= GIVEN DATA =
[START]
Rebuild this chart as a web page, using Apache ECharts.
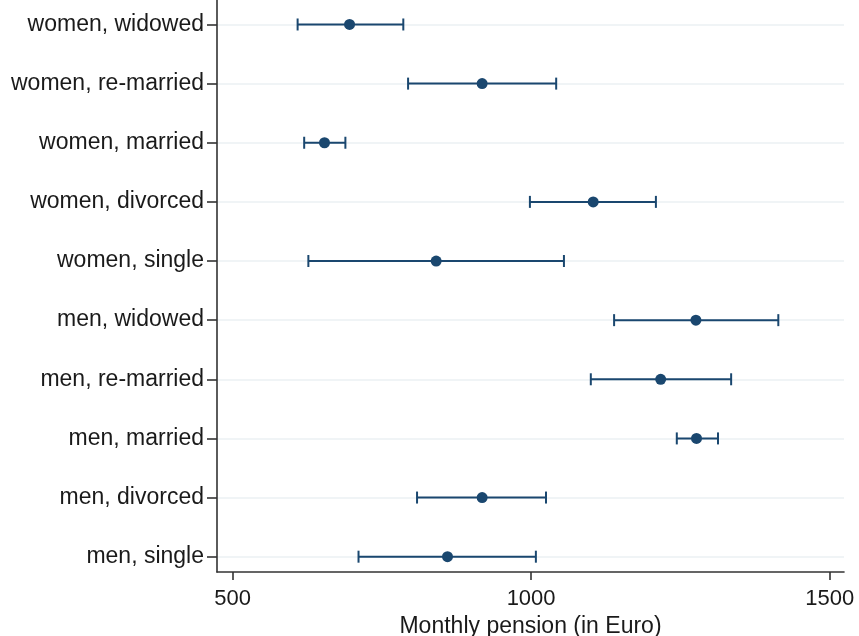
<!DOCTYPE html>
<html>
<head>
<meta charset="utf-8">
<script src="https://cdn.jsdelivr.net/npm/echarts@6/dist/echarts.min.js"></script>
<style>
  html, body { margin: 0; padding: 0; background: #fff; }
  #chart { width: 859px; height: 636px; }
</style>
</head>
<body>
<div id="chart"></div>
<script>
// Groups listed bottom to top
const groups = [
  'men, single', 'men, divorced', 'men, married', 'men, re-married', 'men, widowed',
  'women, single', 'women, divorced', 'women, married', 'women, re-married', 'women, widowed'
];
// Mean monthly pension and 95% confidence bounds (Euro)
const means = [860, 918, 1277, 1217, 1276, 841, 1104, 654, 918, 696];
const lower = [711, 809, 1244, 1100, 1139, 627, 998, 620, 794, 609];
const upper = [1008, 1025, 1313, 1335, 1414, 1055, 1209, 689, 1042, 786];
const xTicks = [500, 1000, 1500];

const navy = '#1a476f';
const font = 'Liberation Sans, Arial, sans-serif';
const positions = groups.map((_, i) => i + 1);

const intervalData = groups.map((_, i) => [lower[i], upper[i], positions[i]]);
const pointData = groups.map((_, i) => [means[i], positions[i]]);

const chart = echarts.init(document.getElementById('chart'), null, { renderer: 'canvas' });

chart.setOption({
  animation: false,
  backgroundColor: '#ffffff',
  grid: { left: 217, right: 15, top: 0, bottom: 64, containLabel: false, outerBoundsMode: 'none' },
  xAxis: {
    type: 'value',
    min: 474,
    max: 1524,
    name: 'Monthly pension (in Euro)',
    nameLocation: 'middle',
    nameGap: 40,
    nameTextStyle: { fontFamily: font, fontSize: 23, color: '#1a1a1a' },
    axisLine: { show: true, lineStyle: { color: '#333333', width: 1.6 } },
    axisTick: { show: true, length: 8, customValues: xTicks, lineStyle: { color: '#333333', width: 1.6 } },
    axisLabel: {
      customValues: xTicks,
      margin: 16,
      fontFamily: font,
      fontSize: 22,
      color: '#1a1a1a',
      formatter: v => String(v)
    },
    splitLine: { show: false }
  },
  yAxis: {
    type: 'value',
    min: 0.741,
    max: 10.414,
    axisLine: { show: true, lineStyle: { color: '#333333', width: 1.6 } },
    axisTick: { show: true, length: 10, customValues: positions, lineStyle: { color: '#333333', width: 1.6 } },
    axisLabel: {
      customValues: positions,
      margin: 13,
      fontFamily: font,
      fontSize: 23,
      color: '#1a1a1a',
      formatter: v => groups[Math.round(v) - 1] || ''
    },
    splitLine: { show: true, lineStyle: { color: '#ebf1f3', width: 1.6 } }
  },
  series: [
    {
      type: 'custom',
      name: 'CI',
      data: intervalData,
      renderItem: function (params, api) {
        const lo = api.coord([api.value(0), api.value(2)]);
        const hi = api.coord([api.value(1), api.value(2)]);
        const cap = 6;
        const style = { stroke: navy, lineWidth: 2 };
        return {
          type: 'group',
          children: [
            { type: 'line', shape: { x1: lo[0], y1: lo[1], x2: hi[0], y2: hi[1] }, style: style },
            { type: 'line', shape: { x1: lo[0], y1: lo[1] - cap, x2: lo[0], y2: lo[1] + cap }, style: style },
            { type: 'line', shape: { x1: hi[0], y1: hi[1] - cap, x2: hi[0], y2: hi[1] + cap }, style: style }
          ]
        };
      },
      z: 2
    },
    {
      type: 'scatter',
      name: 'Mean',
      data: pointData,
      symbol: 'circle',
      symbolSize: 11,
      itemStyle: { color: navy, opacity: 1 },
      z: 3
    }
  ]
});
</script>
</body>
</html>
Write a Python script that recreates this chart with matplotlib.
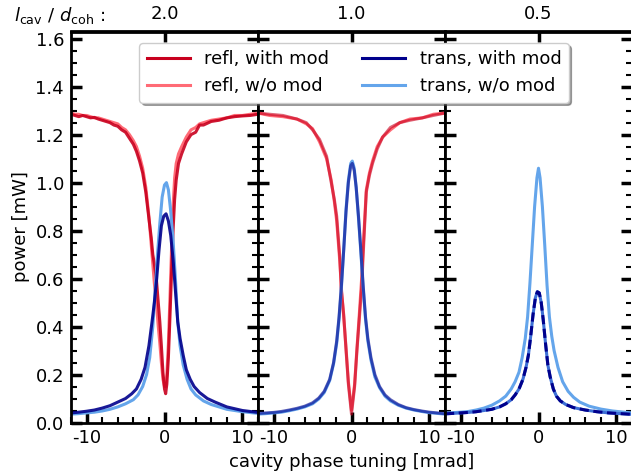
[END]
Extract the text of all the records above verbatim, excluding pictures.

Rebuild this chart as a web page, using Apache ECharts.
<!DOCTYPE html>
<html>
<head>
<meta charset="utf-8">
<script src="https://cdn.jsdelivr.net/npm/echarts@6/dist/echarts.min.js"></script>
<style>
  html, body { margin: 0; padding: 0; background: #fff; }
  #chart { width: 859px; height: 636px; }
</style>
</head>
<body>
<div id="chart"></div>
<script>
// Groups listed bottom to top
const groups = [
  'men, single', 'men, divorced', 'men, married', 'men, re-married', 'men, widowed',
  'women, single', 'women, divorced', 'women, married', 'women, re-married', 'women, widowed'
];
// Mean monthly pension and 95% confidence bounds (Euro)
const means = [860, 918, 1277, 1217, 1276, 841, 1104, 654, 918, 696];
const lower = [711, 809, 1244, 1100, 1139, 627, 998, 620, 794, 609];
const upper = [1008, 1025, 1313, 1335, 1414, 1055, 1209, 689, 1042, 786];
const xTicks = [500, 1000, 1500];

const navy = '#1a476f';
const font = 'Liberation Sans, Arial, sans-serif';
const positions = groups.map((_, i) => i + 1);

const intervalData = groups.map((_, i) => [lower[i], upper[i], positions[i]]);
const pointData = groups.map((_, i) => [means[i], positions[i]]);

const chart = echarts.init(document.getElementById('chart'), null, { renderer: 'canvas' });

chart.setOption({
  animation: false,
  backgroundColor: '#ffffff',
  grid: { left: 217, right: 15, top: 0, bottom: 64, containLabel: false, outerBoundsMode: 'none' },
  xAxis: {
    type: 'value',
    min: 474,
    max: 1524,
    name: 'Monthly pension (in Euro)',
    nameLocation: 'middle',
    nameGap: 40,
    nameTextStyle: { fontFamily: font, fontSize: 23, color: '#1a1a1a' },
    axisLine: { show: true, lineStyle: { color: '#333333', width: 1.6 } },
    axisTick: { show: true, length: 8, customValues: xTicks, lineStyle: { color: '#333333', width: 1.6 } },
    axisLabel: {
      customValues: xTicks,
      margin: 16,
      fontFamily: font,
      fontSize: 22,
      color: '#1a1a1a',
      formatter: v => String(v)
    },
    splitLine: { show: false }
  },
  yAxis: {
    type: 'value',
    min: 0.741,
    max: 10.414,
    axisLine: { show: true, lineStyle: { color: '#333333', width: 1.6 } },
    axisTick: { show: true, length: 10, customValues: positions, lineStyle: { color: '#333333', width: 1.6 } },
    axisLabel: {
      customValues: positions,
      margin: 13,
      fontFamily: font,
      fontSize: 23,
      color: '#1a1a1a',
      formatter: v => groups[Math.round(v) - 1] || ''
    },
    splitLine: { show: true, lineStyle: { color: '#ebf1f3', width: 1.6 } }
  },
  series: [
    {
      type: 'custom',
      name: 'CI',
      data: intervalData,
      renderItem: function (params, api) {
        const lo = api.coord([api.value(0), api.value(2)]);
        const hi = api.coord([api.value(1), api.value(2)]);
        const cap = 6;
        const style = { stroke: navy, lineWidth: 2 };
        return {
          type: 'group',
          children: [
            { type: 'line', shape: { x1: lo[0], y1: lo[1], x2: hi[0], y2: hi[1] }, style: style },
            { type: 'line', shape: { x1: lo[0], y1: lo[1] - cap, x2: lo[0], y2: lo[1] + cap }, style: style },
            { type: 'line', shape: { x1: hi[0], y1: hi[1] - cap, x2: hi[0], y2: hi[1] + cap }, style: style }
          ]
        };
      },
      z: 2
    },
    {
      type: 'scatter',
      name: 'Mean',
      data: pointData,
      symbol: 'circle',
      symbolSize: 11,
      itemStyle: { color: navy, opacity: 1 },
      z: 3
    }
  ]
});
</script>
</body>
</html>
Write a Python script that recreates this chart with matplotlib.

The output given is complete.